During the ICBC canna-business conference in Berlin in early April, the new chapter in German cannabis was being not only written but given form. During the conference, the first tender bid for grow licenses domestically was issued by the government.
10 Willy Wonka licenses, in other words, to serve a market that, while currently officially about 1,000 patients, is expected to grow by (at minimum) 5,000 and 10,000 new patients a year. With an estimated population of patients in Germany that easily tops 1,000,000 now, this is a market to be in. Canada, for example, the most easily comparable market, is seeing a patient growth of about 10% a month in a world where insurance coverage is still rare but coming.
There are a couple of major stumbling blocks, however, and it is clear that the government is trying to err on the side of caution while planning for a situation where market growth could still go through the roof in the early stages. Right now, the legal cannabis coming into the medical market here is brought here by several firms from Canada and the Netherlands. That is the most expensive option. Commercial domestic grow under tightly regulated conditions and for very specific plant qualifications is the next logical step. The release of the tender bids (during an international conference of top people in the global industry) is also literally the sign of the deliberate shaping if not influencing of a new market now underway.

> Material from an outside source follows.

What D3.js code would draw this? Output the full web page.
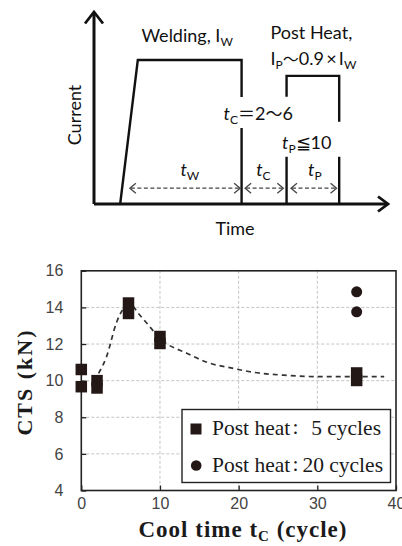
<!DOCTYPE html>
<html>
<head>
<meta charset="utf-8">
<script src="https://cdn.jsdelivr.net/npm/d3@7"></script>
<style>
body { margin: 0; background: #fff; }
.sch { font-family: Lato, "Open Sans", sans-serif; fill: #111; }
.cjk { font-family: "Noto Sans CJK JP", sans-serif; }
.serif { font-family: "Liberation Serif", "DejaVu Serif", serif; fill: #1a1a1a; }
.tick text { font-family: "Liberation Sans", Arial, sans-serif; font-size: 16px; fill: #444; }
</style>
</head>
<body>
<svg id="chart" width="402" height="546"></svg>
<script>
// ---- schematic of the current pattern (arbitrary time / current units) ----
const weldStart = 8.9, rampEnd = 14.9, weldEnd = 50.2;
const postStart = 65.5, postEnd = 83.4;
const weldCurrent = 1.0, postCurrent = 0.89;
const spanArrows = [
	{from: 12.2, to: 49.7, label: 'W', lx: 32.6},
	{from: 51.4, to: 64.4, label: 'C', lx: 57.6},
	{from: 67.0, to: 82.5, label: 'P', lx: 75.1}
];

// ---- CTS vs cool time ----
const xTicks = [0, 10, 20, 30, 40];
const yTicks = [4, 6, 8, 10, 12, 14, 16];
const post5X = [0, 0, 2, 2, 6, 6, 10, 10, 35, 35];
const post5Y = [10.61, 9.67, 10.0, 9.6, 14.24, 13.67, 12.41, 12.03, 10.42, 10.01];
const post20X = [35, 35];
const post20Y = [14.85, 13.76];
const fitX = [2.2, 3.2, 4.5, 5.5, 6.3, 7.2, 8.5, 10, 13.4, 16, 19.3, 22, 25.7, 30, 35, 38.5];
const fitY = [10.4, 11.3, 13.2, 14.0, 14.15, 13.7, 13.05, 12.3, 11.5, 11.0, 10.67, 10.45, 10.3, 10.22, 10.22, 10.22];
const legendCounts = ['5 cycles', '20 cycles'];

const svg = d3.select('#chart');
svg.append('rect').attr('width', 402).attr('height', 546).attr('fill', '#fff');

// ================= top schematic =================
const tx = d3.scaleLinear().domain([0, 100]).range([94, 388]);
const iy = d3.scaleLinear().domain([0, 1]).range([204, 60]);
const sch = svg.append('g');

// axes with open arrow heads
sch.append('path')
	.attr('d', `M${tx(0)},${iy(0)}V12 M${tx(0)},${iy(0)}H${tx(100)}`)
	.attr('fill', 'none').attr('stroke', '#111').attr('stroke-width', 3);
sch.append('path')
	.attr('d', `M85,23.5L94,12L103,23.5 M378,196.5L388,204L378,211.5`)
	.attr('fill', 'none').attr('stroke', '#111').attr('stroke-width', 2.8)
	.attr('stroke-linejoin', 'miter');

// waveform, with gaps where the labels sit
const wave = [
	[[weldStart, 0], [rampEnd, weldCurrent], [weldEnd, weldCurrent], [weldEnd, 0.743]],
	[[weldEnd, 0.528], [weldEnd, 0]],
	[[postStart, 0.745], [postStart, postCurrent], [postEnd, postCurrent], [postEnd, 0.571]],
	[[postStart, 0.328], [postStart, 0]],
	[[postEnd, 0.328], [postEnd, 0]]
];
const waveLine = d3.line().x(d => tx(d[0])).y(d => iy(d[1]));
sch.selectAll('path.wave').data(wave).enter().append('path')
	.attr('class', 'wave')
	.attr('d', waveLine)
	.attr('fill', 'none').attr('stroke', '#111').attr('stroke-width', 2.4);

// dashed double arrows
const ay = iy(0.11);
spanArrows.forEach(a => {
	let x1 = tx(a.from), x2 = tx(a.to);
	sch.append('line')
		.attr('x1', x1 + 1).attr('x2', x2 - 1).attr('y1', ay).attr('y2', ay)
		.attr('stroke', '#444').attr('stroke-width', 1.3).attr('stroke-dasharray', '4,2.5');
	sch.append('path')
		.attr('d', `M${x1 + 6},${ay - 5}L${x1},${ay}L${x1 + 6},${ay + 5} M${x2 - 6},${ay - 5}L${x2},${ay}L${x2 - 6},${ay + 5}`)
		.attr('fill', 'none').attr('stroke', '#444').attr('stroke-width', 1.3);
	let t = sch.append('text').attr('class', 'sch')
		.attr('x', tx(a.lx)).attr('y', 176).attr('text-anchor', 'middle').attr('font-size', 18);
	t.append('tspan').attr('font-style', 'italic').text('t');
	t.append('tspan').attr('font-size', 12).attr('dy', 4).text(a.label);
});

// labels
let tw = sch.append('text').attr('class', 'sch').attr('x', 141.5).attr('y', 42).attr('font-size', 18);
tw.append('tspan').text('Welding, I');
tw.append('tspan').attr('font-size', 12).attr('dy', 4).text('W');

sch.append('text').attr('class', 'sch').attr('x', 270.5).attr('y', 39).attr('font-size', 18).text('Post Heat,');
let ip = sch.append('text').attr('class', 'sch').attr('x', 270.5).attr('y', 65).attr('font-size', 18);
ip.append('tspan').text('I');
ip.append('tspan').attr('font-size', 12).attr('dy', 4).text('P');
ip.append('tspan').attr('class', 'cjk').attr('dy', -4).attr('font-size', 16).text('～');
ip.append('tspan').text('0.9\u2009×\u2009I');
ip.append('tspan').attr('font-size', 12).attr('dy', 4).text('W');

let tc = sch.append('text').attr('class', 'sch').attr('x', 223.5).attr('y', 119.5).attr('font-size', 18);
tc.append('tspan').attr('font-style', 'italic').text('t');
tc.append('tspan').attr('font-size', 12).attr('dy', 4).text('C');
tc.append('tspan').attr('class', 'cjk').attr('dy', -4).attr('font-size', 17).text('＝');
tc.append('tspan').text('2');
tc.append('tspan').attr('class', 'cjk').attr('font-size', 17).text('～');
tc.append('tspan').text('6');

let tp = sch.append('text').attr('class', 'sch').attr('x', 282).attr('y', 148.5).attr('font-size', 18);
tp.append('tspan').attr('font-style', 'italic').text('t');
tp.append('tspan').attr('font-size', 12).attr('dy', 4).text('P');
tp.append('tspan').attr('dy', -4).text('≦10');

sch.append('text').attr('class', 'sch')
	.attr('transform', 'translate(81,115) rotate(-90)')
	.attr('text-anchor', 'middle').attr('font-size', 18).text('Current');
sch.append('text').attr('class', 'sch')
	.attr('x', 235).attr('y', 234.5).attr('text-anchor', 'middle').attr('font-size', 18).text('Time');

// ================= bottom chart =================
const x = d3.scaleLinear().domain([0, 40]).range([81.3, 396]);
const y = d3.scaleLinear().domain([4, 16]).range([490.5, 270.8]);
const plot = svg.append('g');

// grid
plot.selectAll('line.vgrid').data(xTicks.slice(1, -1)).enter().append('line')
	.attr('x1', d => x(d)).attr('x2', d => x(d)).attr('y1', y(16)).attr('y2', y(4))
	.attr('stroke', '#c4c4c4').attr('stroke-width', 1).attr('stroke-dasharray', '3,2');
plot.selectAll('line.hgrid').data(yTicks.slice(1, -1)).enter().append('line')
	.attr('x1', x(0)).attr('x2', x(40)).attr('y1', d => y(d)).attr('y2', d => y(d))
	.attr('stroke', '#c4c4c4').attr('stroke-width', 1).attr('stroke-dasharray', '3,2');

// axes (ticks inward)
plot.append('g').attr('transform', `translate(0,${y(4)})`)
	.call(d3.axisBottom(x).tickValues(xTicks).tickSize(-5).tickPadding(7))
	.call(g => g.select('.domain').remove())
	.call(g => g.selectAll('.tick line').attr('stroke', '#222').attr('stroke-width', 1.3));
plot.append('g').attr('transform', `translate(${x(0)},0)`)
	.call(d3.axisLeft(y).tickValues(yTicks).tickSize(-5).tickPadding(18))
	.call(g => g.select('.domain').remove())
	.call(g => g.selectAll('.tick line').attr('stroke', '#222').attr('stroke-width', 1.3));

// frame
plot.append('rect')
	.attr('x', x(0)).attr('y', y(16)).attr('width', x(40) - x(0)).attr('height', y(4) - y(16))
	.attr('fill', 'none').attr('stroke', '#222').attr('stroke-width', 1.6);

// fitted trend
const fit = fitX.map((v, i) => [v, fitY[i]]);
plot.append('path')
	.datum(fit)
	.attr('d', d3.line().x(d => x(d[0])).y(d => y(d[1])).curve(d3.curveMonotoneX))
	.attr('fill', 'none').attr('stroke', '#333').attr('stroke-width', 1.7).attr('stroke-dasharray', '5,4');

// markers
const sq = 11.5;
plot.selectAll('rect.p5').data(post5X.map((v, i) => [v, post5Y[i]])).enter().append('rect')
	.attr('class', 'p5')
	.attr('x', d => x(d[0]) - sq / 2).attr('y', d => y(d[1]) - sq / 2)
	.attr('width', sq).attr('height', sq).attr('fill', '#231815');
plot.selectAll('circle.p20').data(post20X.map((v, i) => [v, post20Y[i]])).enter().append('circle')
	.attr('class', 'p20')
	.attr('cx', d => x(d[0])).attr('cy', d => y(d[1])).attr('r', 5.5).attr('fill', '#231815');

// legend
const lg = plot.append('g');
lg.append('rect').attr('x', 182).attr('y', 409.5).attr('width', 208.5).attr('height', 73)
	.attr('fill', '#fff').attr('stroke', '#222').attr('stroke-width', 1.4);
lg.append('rect').attr('x', 190.5).attr('y', 423.5).attr('width', 11).attr('height', 11).attr('fill', '#231815');
lg.append('circle').attr('cx', 196.2).attr('cy', 465.5).attr('r', 5.3).attr('fill', '#231815');
const rowY = [434.5, 471.5];
const rowEnd = [381, 383];
rowY.forEach((ry, i) => {
	lg.append('text').attr('class', 'serif').attr('x', 212).attr('y', ry).attr('font-size', 21.5)
		.text('Post heat');
	lg.append('text').attr('class', 'serif').attr('x', 295.5).attr('y', ry - 1).attr('font-size', 21.5)
		.attr('text-anchor', 'middle').text(':');
	lg.append('text').attr('class', 'serif').attr('x', rowEnd[i]).attr('y', ry).attr('font-size', 21.5)
		.attr('text-anchor', 'end').text(legendCounts[i]);
});

// axis titles
plot.append('text').attr('class', 'serif')
	.attr('transform', 'translate(24,382) rotate(-90)')
	.attr('text-anchor', 'middle').attr('dy', '0.35em').attr('letter-spacing', 2)
	.attr('font-size', 22).attr('font-weight', 'bold').text('CTS (kN)');
let xl = plot.append('text').attr('class', 'serif')
	.attr('x', 243).attr('y', 537).attr('text-anchor', 'middle').attr('letter-spacing', 1)
	.attr('font-size', 23).attr('font-weight', 'bold');
xl.append('tspan').text('Cool time t');
xl.append('tspan').attr('font-size', 15).attr('dy', 4).text('C');
xl.append('tspan').attr('dy', -4).text(' (cycle)');
</script>
</body>
</html>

There were a couple of major surprises, however, even to those who watch this industry for a living. While bids may be submitted for theoretical crops, those who submit successful winning proposals must have the ability to produce quantity required by the government – or at this juncture 200 kgs a year by 2020. For those in already regulated jurisdictions (like Canada or potentially some U.S. states), production over the last three years will be weighed in this decision process. By definition, therefore, bids have been written to vastly favour Canadian licensed producers now in business and those who enter successful partnerships here for that purpose.
During the second round of the bid evaluation, the business structure of the proposal will also be evaluated. Presumably, this has been done to give those who wish to partner with German-based companies a chance to finalize leasing agreements for space and other requirements currently standard operating procedure for those used to business reform and associated regulations.
While this could open the door for a few discussions between German entrepreneurial canna farmers (including those in industrial hemp side of the equation), there is also another strong possibility afoot. Namely, that German-based pharma companies will seek partnerships with Canadian raw product providers. The new bilateral trade agreement between Europe and Canada favors this kind of exchange. That could mean that the German canna crop here will be more limited than many hope.
It could also mean that a German firm with processing power or expertise could also step into the mix. Concentrates are going to be very big here because of the reliability on the dosing side and the processing required to remove impurities in the raw plant.
That said, it is also clear that so far, while the game has been heavily tilted for those with established canna-businesses abroad, the government does not want to permanently subsidize foreign growers for a drug that will be covered by German public health insurance. What it appears is going on is that the government wants enough of the drug to be imported immediately to start widespread trials while establishing a high quality, and German controlled industrial processes. This will undoubtedly involve agriculture, but also expect such grow environments to be heavily engineered.
In other words, this is a capital intensive market already from the grow perspective. Mom and pops need not apply.
The government is also beginning to look for doctors it can both use for training and to train other doctors on how to administer cannabinoids to patients. Expect a great deal of focus on this aspect of canna-integration. It is likely that as a result, Germany could also produce the first mainstream cannabis education programs that are regulated at a national level anywhere.
Will Home Grow Be Allowed?
Right now, the answer to that question is technically no. The government moved forward on its legalization plan for patients to specifically stop the growth of the home grow movement here. While nascent, patients have been unbelievably effective in the court system in forcing federal recognition of the medical efficacy of the plant and their right to cheap if not free access to it.
That said, it is likely that there will be future challenges to the law. Limited plant production (five plants or under) is the kind of thing that German regulation will not be able to totally prohibit.
However, the current path is likely to produce the most win-win result for everyone.
The reality is that most patients would prefer to be able to buy up to 5 ounces a month from a reliable, regular source. For a cost (in sum) to them of about US$12 a month for all that cured and ready-to-be-consumed weed, tending cannabis plants becomes no more than a horticultural hobby.